+++ Records supplied

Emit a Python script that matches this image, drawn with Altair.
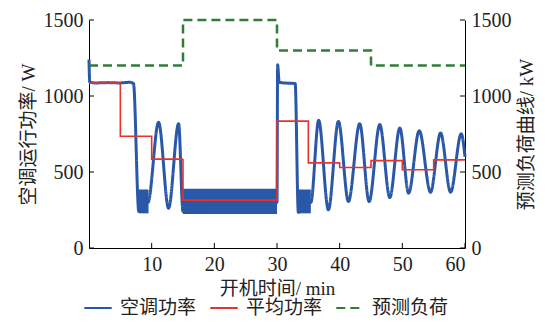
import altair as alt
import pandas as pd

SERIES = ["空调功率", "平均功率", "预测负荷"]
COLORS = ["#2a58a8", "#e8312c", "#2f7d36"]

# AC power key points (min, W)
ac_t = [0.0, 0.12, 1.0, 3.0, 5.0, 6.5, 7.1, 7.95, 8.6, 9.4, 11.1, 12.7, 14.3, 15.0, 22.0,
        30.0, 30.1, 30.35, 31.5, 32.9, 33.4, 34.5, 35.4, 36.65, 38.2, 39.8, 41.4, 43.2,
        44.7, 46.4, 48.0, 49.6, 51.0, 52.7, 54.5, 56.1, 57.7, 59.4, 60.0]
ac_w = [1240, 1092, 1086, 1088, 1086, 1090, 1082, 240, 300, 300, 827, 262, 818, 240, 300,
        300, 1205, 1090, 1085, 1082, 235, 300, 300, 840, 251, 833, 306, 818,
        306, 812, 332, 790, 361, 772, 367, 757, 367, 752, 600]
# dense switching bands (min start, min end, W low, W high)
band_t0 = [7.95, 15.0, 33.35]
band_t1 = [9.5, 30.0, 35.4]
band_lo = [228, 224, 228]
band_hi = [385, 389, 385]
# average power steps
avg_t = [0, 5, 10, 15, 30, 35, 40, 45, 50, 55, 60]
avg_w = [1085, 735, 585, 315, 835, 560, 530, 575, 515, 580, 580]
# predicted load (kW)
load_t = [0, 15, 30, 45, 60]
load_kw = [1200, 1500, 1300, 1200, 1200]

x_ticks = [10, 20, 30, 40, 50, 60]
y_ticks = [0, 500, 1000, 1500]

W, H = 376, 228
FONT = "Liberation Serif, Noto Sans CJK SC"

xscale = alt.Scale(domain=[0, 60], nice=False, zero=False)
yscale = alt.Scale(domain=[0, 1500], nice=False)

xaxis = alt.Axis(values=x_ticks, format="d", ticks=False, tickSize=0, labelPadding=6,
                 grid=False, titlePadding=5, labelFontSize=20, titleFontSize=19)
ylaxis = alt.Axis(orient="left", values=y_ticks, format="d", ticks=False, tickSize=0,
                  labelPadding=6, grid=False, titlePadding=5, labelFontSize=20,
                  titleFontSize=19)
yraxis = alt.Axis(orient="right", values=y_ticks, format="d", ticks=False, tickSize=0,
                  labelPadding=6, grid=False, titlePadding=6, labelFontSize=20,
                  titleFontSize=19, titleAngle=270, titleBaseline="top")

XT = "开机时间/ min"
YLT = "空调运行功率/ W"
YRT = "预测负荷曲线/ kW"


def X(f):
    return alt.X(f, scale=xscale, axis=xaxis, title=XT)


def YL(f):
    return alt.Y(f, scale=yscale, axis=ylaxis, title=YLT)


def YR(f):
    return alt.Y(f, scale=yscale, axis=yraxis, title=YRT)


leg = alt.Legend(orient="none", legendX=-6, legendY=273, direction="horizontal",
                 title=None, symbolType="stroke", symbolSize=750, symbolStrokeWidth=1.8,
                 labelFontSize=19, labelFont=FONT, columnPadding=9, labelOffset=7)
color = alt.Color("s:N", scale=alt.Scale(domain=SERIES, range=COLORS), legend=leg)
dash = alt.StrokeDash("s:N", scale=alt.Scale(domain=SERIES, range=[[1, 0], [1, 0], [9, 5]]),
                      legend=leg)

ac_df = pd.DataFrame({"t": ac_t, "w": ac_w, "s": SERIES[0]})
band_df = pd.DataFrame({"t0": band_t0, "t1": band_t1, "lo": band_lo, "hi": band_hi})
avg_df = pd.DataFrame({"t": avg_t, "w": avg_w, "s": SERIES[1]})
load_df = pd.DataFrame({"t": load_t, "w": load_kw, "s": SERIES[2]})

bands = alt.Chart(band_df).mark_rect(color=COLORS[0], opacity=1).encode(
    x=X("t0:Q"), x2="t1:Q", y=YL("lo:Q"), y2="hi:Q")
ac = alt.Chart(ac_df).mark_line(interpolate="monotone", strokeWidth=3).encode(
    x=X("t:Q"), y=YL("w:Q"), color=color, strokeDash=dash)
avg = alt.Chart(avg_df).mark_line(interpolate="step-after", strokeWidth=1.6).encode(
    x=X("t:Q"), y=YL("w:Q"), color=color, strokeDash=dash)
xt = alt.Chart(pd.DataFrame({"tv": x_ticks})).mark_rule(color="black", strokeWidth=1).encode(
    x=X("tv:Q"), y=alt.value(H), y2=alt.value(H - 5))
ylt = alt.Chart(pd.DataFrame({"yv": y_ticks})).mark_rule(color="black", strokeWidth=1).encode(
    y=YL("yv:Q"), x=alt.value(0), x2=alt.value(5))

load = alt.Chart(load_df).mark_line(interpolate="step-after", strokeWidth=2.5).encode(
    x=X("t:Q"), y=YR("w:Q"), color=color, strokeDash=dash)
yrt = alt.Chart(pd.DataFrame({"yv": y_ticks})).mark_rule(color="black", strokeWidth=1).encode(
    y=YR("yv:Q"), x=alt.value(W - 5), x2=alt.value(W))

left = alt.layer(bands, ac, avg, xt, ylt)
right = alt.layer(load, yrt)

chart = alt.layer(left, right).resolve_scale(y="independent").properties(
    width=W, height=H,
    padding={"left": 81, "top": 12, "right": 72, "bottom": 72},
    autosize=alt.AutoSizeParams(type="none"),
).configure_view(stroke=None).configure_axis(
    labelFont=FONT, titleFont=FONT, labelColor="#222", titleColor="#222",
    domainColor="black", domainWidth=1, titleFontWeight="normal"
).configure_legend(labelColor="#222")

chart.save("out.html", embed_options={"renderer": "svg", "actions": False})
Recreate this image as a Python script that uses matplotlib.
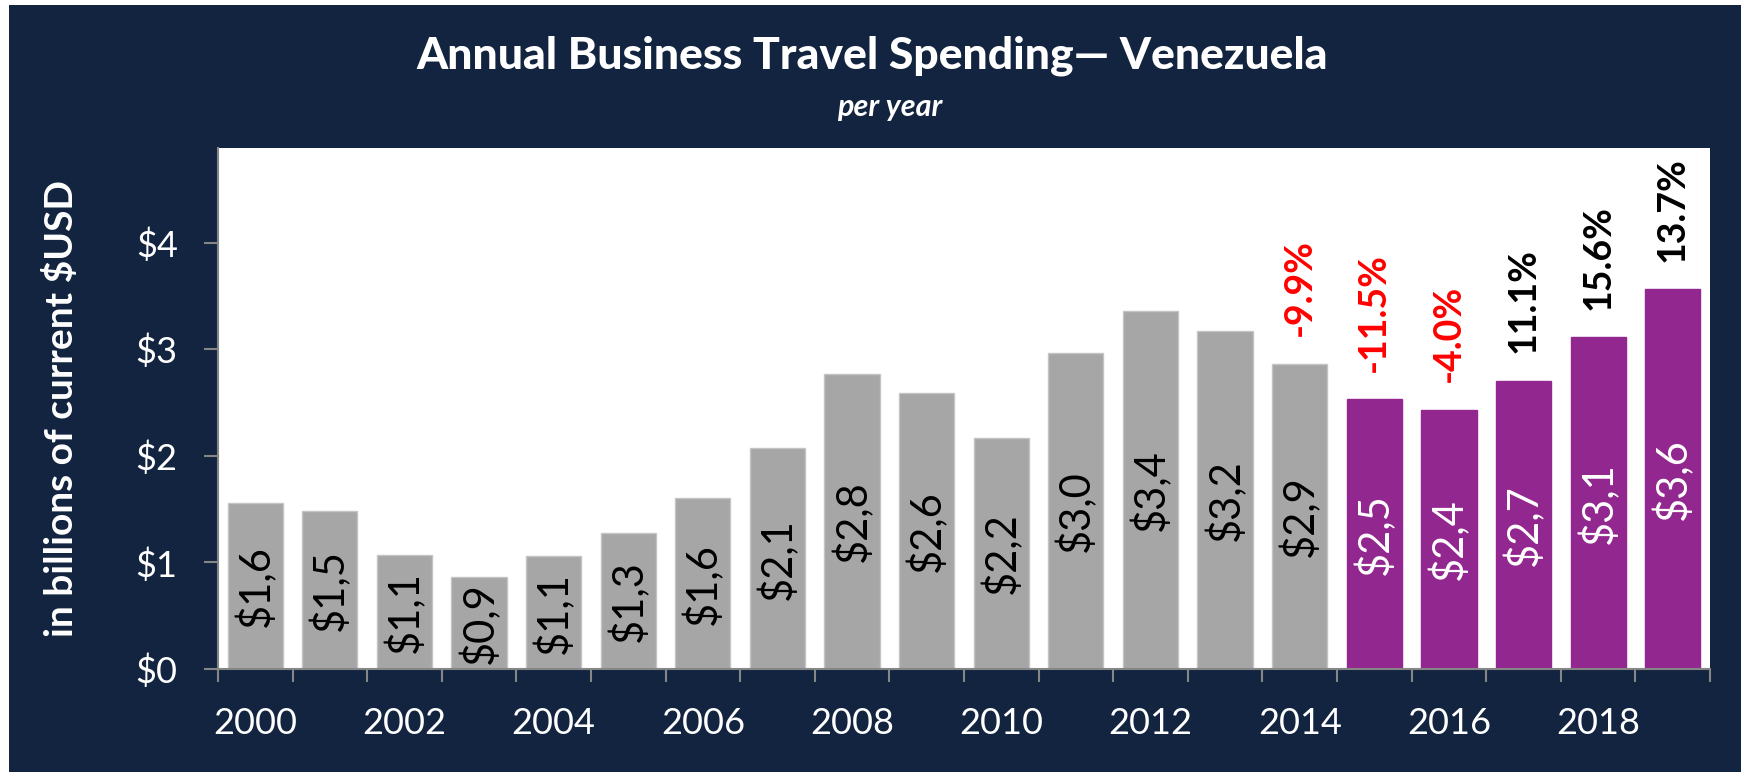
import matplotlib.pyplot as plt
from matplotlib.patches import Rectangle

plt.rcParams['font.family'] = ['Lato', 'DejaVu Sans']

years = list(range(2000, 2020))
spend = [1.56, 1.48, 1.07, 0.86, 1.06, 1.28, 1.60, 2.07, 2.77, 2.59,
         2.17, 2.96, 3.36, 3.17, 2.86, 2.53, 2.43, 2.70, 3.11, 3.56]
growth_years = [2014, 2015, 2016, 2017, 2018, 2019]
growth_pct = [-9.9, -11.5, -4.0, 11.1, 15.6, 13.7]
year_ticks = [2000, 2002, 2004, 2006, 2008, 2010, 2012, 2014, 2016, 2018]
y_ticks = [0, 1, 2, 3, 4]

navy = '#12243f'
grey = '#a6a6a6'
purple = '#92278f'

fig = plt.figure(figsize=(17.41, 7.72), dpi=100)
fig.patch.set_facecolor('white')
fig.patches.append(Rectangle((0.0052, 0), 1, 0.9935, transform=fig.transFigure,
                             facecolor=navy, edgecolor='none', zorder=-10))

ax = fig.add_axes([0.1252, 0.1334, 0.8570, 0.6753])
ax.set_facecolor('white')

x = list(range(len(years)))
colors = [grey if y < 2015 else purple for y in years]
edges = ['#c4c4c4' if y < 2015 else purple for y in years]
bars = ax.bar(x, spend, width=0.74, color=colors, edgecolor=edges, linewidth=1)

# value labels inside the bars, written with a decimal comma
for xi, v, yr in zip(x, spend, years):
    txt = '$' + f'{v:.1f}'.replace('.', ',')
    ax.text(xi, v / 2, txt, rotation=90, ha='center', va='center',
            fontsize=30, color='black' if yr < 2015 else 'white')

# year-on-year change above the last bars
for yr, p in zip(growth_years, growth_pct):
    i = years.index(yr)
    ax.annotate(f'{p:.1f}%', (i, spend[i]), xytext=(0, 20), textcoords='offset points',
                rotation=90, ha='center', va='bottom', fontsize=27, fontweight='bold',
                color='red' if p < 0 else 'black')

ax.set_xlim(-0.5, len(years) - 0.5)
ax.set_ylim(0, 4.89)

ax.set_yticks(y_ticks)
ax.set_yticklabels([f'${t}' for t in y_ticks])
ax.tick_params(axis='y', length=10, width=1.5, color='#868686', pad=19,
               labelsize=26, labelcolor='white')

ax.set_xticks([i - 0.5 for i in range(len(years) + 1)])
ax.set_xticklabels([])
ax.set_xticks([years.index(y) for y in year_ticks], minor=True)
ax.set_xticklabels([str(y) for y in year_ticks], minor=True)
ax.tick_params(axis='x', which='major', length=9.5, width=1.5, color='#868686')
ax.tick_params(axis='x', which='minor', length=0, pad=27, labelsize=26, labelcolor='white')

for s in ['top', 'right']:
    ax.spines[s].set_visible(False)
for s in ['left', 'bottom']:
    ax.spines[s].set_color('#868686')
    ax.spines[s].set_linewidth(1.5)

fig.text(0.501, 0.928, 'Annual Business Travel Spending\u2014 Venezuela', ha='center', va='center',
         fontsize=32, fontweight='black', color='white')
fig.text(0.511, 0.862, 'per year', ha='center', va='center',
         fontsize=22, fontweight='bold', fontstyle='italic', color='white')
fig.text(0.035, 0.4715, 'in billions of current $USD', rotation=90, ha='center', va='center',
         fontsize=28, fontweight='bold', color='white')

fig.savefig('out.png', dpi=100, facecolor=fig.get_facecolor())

++++++

Problem description: Above this task is a listing with pictures in it. Retype only the lines from the one containing "Recreate this image" through the one containing "plt.rcParams['font.family'] = ['Lato', 'DejaVu", both included, and not the pictures.

Result of this exercise:
Recreate this image as a Python script that uses matplotlib.
import matplotlib.pyplot as plt
from matplotlib.patches import Rectangle

plt.rcParams['font.family'] = ['Lato', 'DejaVu Sans']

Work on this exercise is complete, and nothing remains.